Lawyer stymied in pro bono efforts

An Ontario lawyer is voicing his frustration at roadblocks to his plan to offer free legal services to Toronto’s homeless.

The people Mukhtiar Dahiya is looking to help aren’t able to afford the services of a lawyer and can’t get legal aid because of a lack of address and identification, he says.

However, he’s not able to offer his services because the Law Society of Upper Canada won’t waive his licence fee if he volunteers on his own rather than through a charity.

Dahiya, previously a lawyer in India, moved to Canada in the 1990s and attended law school in Ottawa. After finishing his degree in 1995, he did his articles in 1996 with a Toronto firm.

However, an accident soon after left him in failing health, leading him to go on disability and not seek admission to the bar at the time. “I was feeling lonely. Because my grandfather was a barrister and my brothers-in-law are barristers, I know nothing other than practising law. So what I did, I started helping homeless people,” he says.

Dahiya went to the law society for permission to write his bar exam in 2006 and was called to the bar in September of that year. He then started going to court to defend the homeless in summary trials as an agent.
However, because he was on disability, he couldn’t afford his insurance or licensing fee.

Last May, Dahiya sent a letter to Gavin MacKenzie, then treasurer of the law society, explaining his situation along with a request for the LSUC to pay his licence fee so that he could “help these people in the street for free as a volunteer lawyer.”
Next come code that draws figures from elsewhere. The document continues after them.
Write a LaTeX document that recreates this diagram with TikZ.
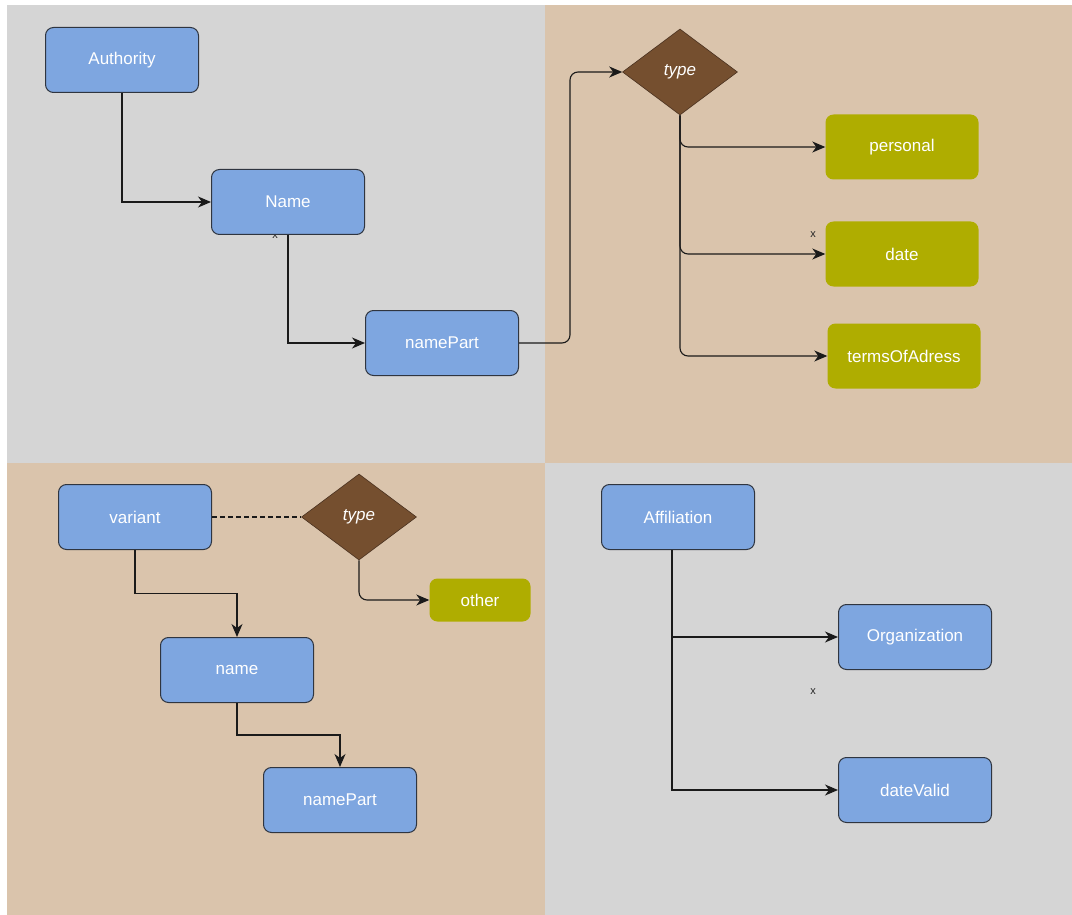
\documentclass[tikz,border=0pt]{standalone}
\usepackage{fontspec}
\setmainfont{Liberation Sans}
\usetikzlibrary{shapes.geometric,arrows.meta,calc}

\definecolor{panelgray}{HTML}{D5D5D5}
\definecolor{paneltan}{HTML}{DAC4AC}
\definecolor{boxblue}{HTML}{7EA6E0}
\definecolor{boxedge}{HTML}{2F3540}
\definecolor{olive}{HTML}{AFAD00}
\definecolor{choice}{HTML}{754F2F}
\definecolor{choiceedge}{HTML}{4A3220}
\definecolor{wire}{HTML}{1A1A1A}

\newcommand{\labelfont}{\fontsize{17}{20}\selectfont}

\tikzset{
  element/.style={rectangle, rounded corners=8pt, draw=boxedge, line width=1pt,
    fill=boxblue, minimum width=153pt, minimum height=65pt, text=white,
    font=\labelfont, inner sep=0pt},
  value/.style={rectangle, rounded corners=8pt, fill=olive, minimum width=153pt,
    minimum height=65pt, text=white, font=\labelfont, inner sep=0pt},
  choicebox/.style={diamond, aspect=1.35, draw=choiceedge, line width=0.6pt, fill=choice,
    minimum width=115pt, minimum height=86pt, text=white, inner sep=0pt,
    font=\labelfont\itshape},
  link/.style={draw=wire, line width=1.1pt, -{Stealth[length=13pt,width=11pt,inset=4pt]}},
  bendlink/.style={link, rounded corners=8pt},
  tick/.style={text=black!85, font=\fontsize{11}{12}\selectfont, inner sep=0pt},
}

\begin{document}
\begin{tikzpicture}[x=1pt,y=-1pt]
  \useasboundingbox (0,0) rectangle (1072,915);
  \fill[white] (0,0) rectangle (1072,915);

  % four background panels
  \fill[panelgray] (7,5) rectangle (545,463);
  \fill[paneltan]  (545,5) rectangle (1072,463);
  \fill[paneltan]  (7,463) rectangle (545,915);
  \fill[panelgray] (545,463) rectangle (1072,915);

  % small markers
  \node[tick] (xa) at (275,236) {x};
  \node[tick] (xb) at (813,235) {x};
  \node[tick] (xc) at (813,692) {x};

  % name authority block
  \node[element] (auth) at (122,60) {Authority};
  \node[element] (name1) at (288,202) {Name};
  \node[element] (part1) at (442,343) {namePart};
  \node[choicebox] (type1) at (680,72) {type};
  \node[value] (personal) at (902,147) {personal};
  \node[value] (date) at (902,254) {date};
  \node[value] (terms) at (904,356) {termsOfAdress};

  % variant block
  \node[element] (variant) at (135,517) {variant};
  \node[choicebox] (type2) at (359,517) {type};
  \node[value, minimum width=101pt, minimum height=43pt] (other) at (480,600) {other};
  \node[element] (name2) at (237,670) {name};
  \node[element] (part2) at (340,800) {namePart};

  % affiliation block
  \node[element] (affil) at (678,517) {Affiliation};
  \node[element] (org) at (915,637) {Organization};
  \node[element] (valid) at (915,790) {dateValid};

  % connectors
  \draw[link] (auth.south) |- (name1.west);
  \draw[link] (name1.south) |- (part1.west);
  \draw[bendlink] (part1.east) -- ++(51,0) |- (type1.west);
  \draw[bendlink] (type1.south) |- (personal.west);
  \draw[bendlink] (type1.south) |- (date.west);
  \draw[bendlink] (type1.south) |- (terms.west);

  \draw[draw=wire, line width=1.1pt, dash pattern=on 5pt off 3pt] (variant.east) -- (type2.west);
  \draw[bendlink] (type2.south) |- (other.west);
  \draw[link] (variant.south) |- ($(variant.south)!0.5!(name2.north)$) -| (name2.north);
  \draw[link] (name2.south) |- ($(name2.south)!0.5!(part2.north)$) -| (part2.north);

  \draw[link] ([xshift=-6pt]affil.south) |- (org.west);
  \draw[link] ([xshift=-6pt]affil.south) |- (valid.west);
\end{tikzpicture}
\end{document}
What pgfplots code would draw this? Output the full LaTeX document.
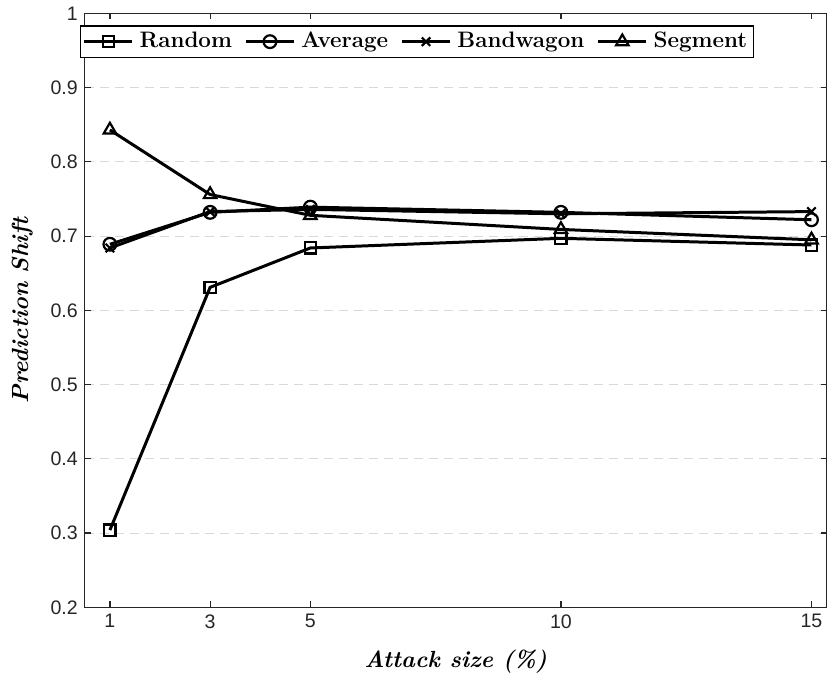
\documentclass[border=0pt]{standalone}
\usepackage{fontspec}
\usepackage{pgfplots}
\pgfplotsset{compat=1.18}
\newfontfamily\arial{Liberation Sans}
\definecolor{axgray}{gray}{0.15}
\definecolor{gridgray}{gray}{0.85}

\begin{document}
\begin{tikzpicture}
\begin{axis}[
    scale only axis,
    width=371.5pt, height=297.5pt,
    xmin=0.5, xmax=15.3,
    ymin=0.2, ymax=1,
    xtick={1,3,5,10,15},
    xticklabels={1,3,5,10,15},
    ytick={0.2,0.3,0.4,0.5,0.6,0.7,0.8,0.9,1},
    yticklabels={0.2,0.3,0.4,0.5,0.6,0.7,0.8,0.9,1},
    ticklabel style={font=\arial\fontsize{9.8}{11}\selectfont, text=axgray},
    axis line style={axgray, line width=0.6pt},
    tick style={axgray, line width=0.6pt},
    tick align=inside,
    major tick length=3pt,
    ymajorgrids=true,
    grid style={gridgray, dash pattern=on 4.5pt off 3pt, line width=0.5pt},
    xlabel={\bfseries\itshape Attack size (\%)},
    ylabel={\bfseries\itshape Prediction Shift},
    label style={font=\fontsize{11.7}{14}\selectfont},
    xlabel style={yshift=-4pt},
    ylabel style={yshift=2pt},
    legend columns=-1,
    legend style={at={(rel axis cs:0,1)}, anchor=north west,
        xshift=-2.5pt, yshift=-6pt,
        font=\bfseries\fontsize{11.2}{13.5}\selectfont,
        draw=black, line width=0.6pt, inner sep=1.2pt,
        /tikz/every odd column/.append style={column sep=1pt},
        /tikz/every even column/.append style={column sep=4.3pt}},
    legend image code/.code={\draw[mark repeat=2, mark phase=2]
        plot coordinates {(0cm,0cm) (0.42cm,0cm) (0.84cm,0cm)};},
    every axis plot/.append style={black, line width=1.5pt,
        mark options={solid, line width=1.1pt}},
]

\addplot[mark=square, mark size=2.8pt] coordinates {
    (1,0.304)(3,0.631)(5,0.684)(10,0.697)(15,0.688)
};
\addplot[mark=o, mark size=3.2pt] coordinates {
    (1,0.689)(3,0.732)(5,0.739)(10,0.732)(15,0.722)
};
\addplot[mark=x, mark size=3pt] coordinates {
    (1,0.684)(3,0.733)(5,0.736)(10,0.730)(15,0.733)
};
\addplot[mark=triangle, mark size=3.6pt] coordinates {
    (1,0.843)(3,0.756)(5,0.728)(10,0.709)(15,0.695)
};
\legend{Random, Average, Bandwagon, Segment}

\end{axis}
\path (-42.5pt,-34.5pt) (372pt,304pt);
\end{tikzpicture}
\end{document}
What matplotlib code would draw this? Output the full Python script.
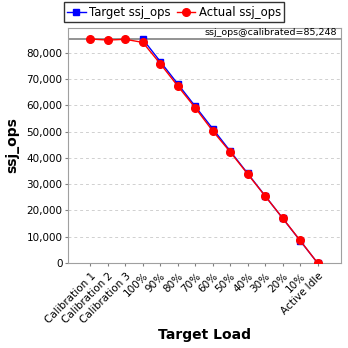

He says he gave assurances that no money or billing would be involved and that if the law society felt he wasn’t competent or he was in poor health, it should appoint him a mentor.

In June 2008, the LSUC amended two of its bylaws permitting lawyers in the 25- and 50-per-cent fee categories who wish to provide pro bono legal services through approved Pro Bono Law Ontario programs to apply for an exemption from paying the full annual fee. The change mirrored the LawPRO exemption for pro bono practice through PBLO.

Subsequently, Dahiya attended a training session for free duty counsel and another on working as a volunteer lawyer run by PBLO.
He says he told them he wanted to start what he calls the City Law Centre to help people who are “shunned by the legal profession.”

“I will involve social workers and I will help them to return to society. This is what I want to do. I’m an old man, 58 years old, [and] I don’t need money. I have seen everything.”
However, he doesn’t want to join a charity in order to launch his services, something he says he’s been told he would have to do.

“I said no, I won’t join any charity because I know what I want to do. Through charity, I cannot achieve anything. Then I’m their employee, then I’m at their mercy. I want to shake things up because these people, they need a special kind of protection and help.”

PBLO executive director Lynn Burns says the organization can’t comment on whether the law society or LawPRO will amend their rules to facilitate individual lawyers wanting to provide pro bono legal services on an ad hoc basis.

She explains that the law society and LawPRO’s provisions for lawyers volunteering through PBLO-approved programs “are predicated on the understanding that these projects operate according to best practices which guarantee the allocation of sufficient administrative resources to adequately train and support volunteer lawyers on the one hand and ensure that clients receive high-quality legal services provided by competent lawyers in an ethical and professional manner on the other.”

A spokesperson for the law society says the LSUC has no plans to change its current rules that are “designed to ensure that clients receive an appropriate level of legal services provided by fully competent and professional lawyers and paralegals.”

At the moment, Dahiya says he is paying 25 per cent of the law society fee in order to keep his licence.

“They say that if you will practise or you will help or you will talk to destitute people in the street, you are practising, you will pay 100 per cent of the licence fee, and you will have to pay insurance, too, which I cannot,” he says. He adds that besides having his fees waived, he wants free space to run his service, likely from the city or provincial government. “The rest I will manage. No money will be involved at any stage.”

In the meantime, Dahiya says he notarizes documents for senior citizens or anybody who can’t afford representation, not as a lawyer but as a neighbour.

“I just don’t represent them in courts anymore. I don’t tell them that I’m a lawyer. I just tell them that I just have a licence and I have two law degrees,” he says.

His preference, however, is to work with the homeless. “They need help, they deserve help, and their constitutional rights are trampled.”